The mostly White police — some of them wielding scurrilous, racist signs and chanting the N-word — were protesting plans by Dinkins, the city’s first Black mayor, to institute reforms to a civilian review board responsible for examining allegations of police misconduct. The melee was a low point for a candidate whose eventual mayoralty had no shortage of them.

Then, terrorists hit America.

Giuliani proved to be a capable and surprisingly empathetic leader on September 11, 2001, as well as its dark aftermath. “We’re not only going to rebuild, we’re going to come out of this stronger than we were before,” he said the night after the attack on the country. His leadership earned him a nickname that stuck — America’s mayor.

This was not a reformed Giuliani, however. The same character who prowled the city before 9/11 itching for a fight was the same guy striding toward the attack site. But his flaws had been transmuted by tragedy into strengths.

“The self-confidence, the arrogance … all of those things were exactly what we needed in the days following the crisis,” radio personality Ron Kuby told me at the time for “Rudyland,” the documentary I co-directed with Matthew Carnahan.

Giuliani was never that good again. Days after the attacks, he floated the idea of overturning term limits to stay on as mayor. The public scoffed. Pushed from office, he began cashing in on his legacy.

He published a bestselling book, “Leadership,” full of self-serving — and roundly debunked — assertions. He founded a security firm in addition to offering legal services, with a client list that included a shadowy Qatari sheikh and Purdue Pharma, the much criticized pharmaceutical company whose highly addictive drug OxyContin is to blame for much of the current opioid drug crisis.

In 2008, Giuliani ran for the Republican presidential nomination. Joe Biden, at the time a Democratic White House hopeful, had his number. “There’s only three things he mentions in a sentence: a noun, a verb and 9/11,” Biden cracked. Giuliani dropped out of the race and returned to his first love, self-aggrandizement. He tottered around in the rubber room of right-wing media, apparently saying whatever came into his head.

By 2016, Giuliani was supporting Trump’s presidential campaign. Their alliance was ugly but straightforward: Trump needed Giuliani to shore up Republican support; Giuliani liked the attention. “What I did for New York, Donald Trump will do for America!” Giuliani thundered at that year’s Republican National Convention.

But affixing himself to Trump only made each man’s descent more sordid and swift.
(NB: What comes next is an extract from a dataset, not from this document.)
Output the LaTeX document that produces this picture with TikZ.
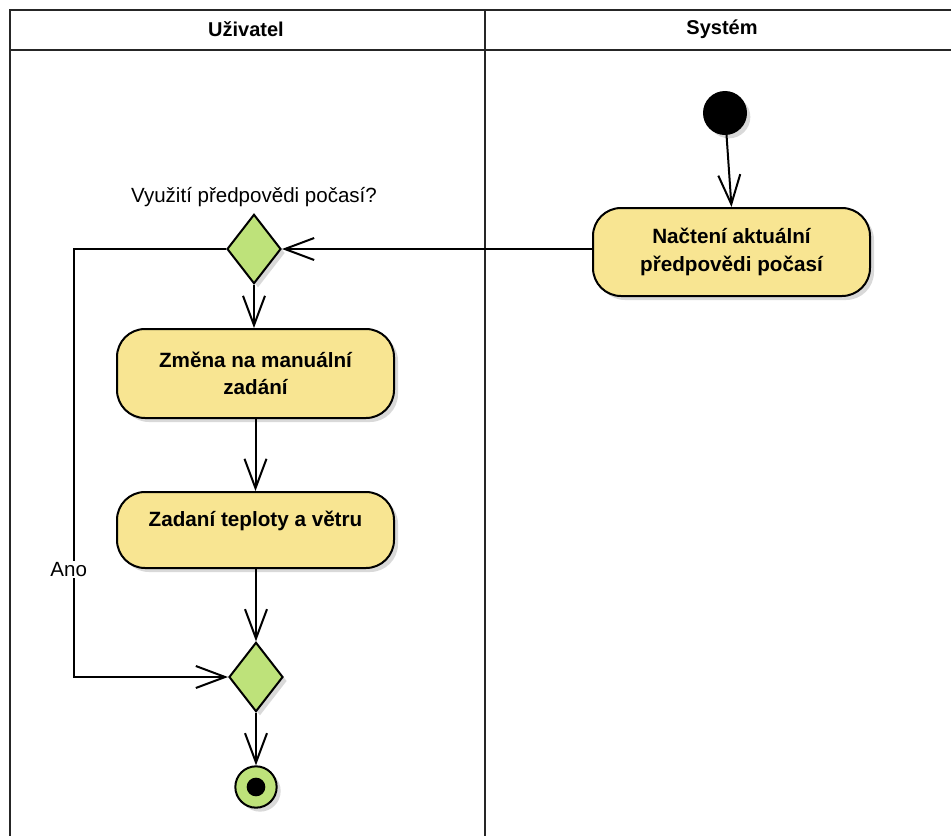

As Trump’s personal lawyer and attaché, Giuliani got wind of a sketchy story involving Hunter Biden. It was one of the events that led to Trump calling Ukrainian President Volodymyr Zelensky in 2019 and encouraging him to find dirt on Hunter’s dad, then-presidential candidate Joe Biden. Trump was later impeached for abuse of power and obstruction of Congress. He denied any wrongdoing.

Meanwhile, the indignities piled up for Giuliani. He made embarrassing butt dials. He was caught in a compromising movie cameo, then called it a “hit job.” To broadcast his incoherent idea that Trump had somehow won the 2020 election, Giuliani chose as a venue not the swanky Four Seasons Hotel, but Four Seasons Total Landscaping, a local business in Philadelphia, wedged grottily between an adult bookshop and a crematorium.
At a press conference days later, Giuliani appeared to literally melt down, as dark liquid dribbled down his face.

To Giuliani’s current predicament: He’s been indicted. He’s so broke he’s had to ask the legendarily tightfisted Trump to help pay his legal bills. And for good measure, he’s facing a sexual assault lawsuit from a former associate. (Giuliani has vehemently denied the claim.)

But hell, as a one-time storied prosecutor now a defendant in arguably the nation’s most watched legal drama, at least he’s back in the spotlight. “You couldn’t invent such irony,” Frydman said.

This is America. Giuliani can argue his case all the way to the Supreme Courtyard by Marriott. But wherever his story ends, we will have seen it coming all along.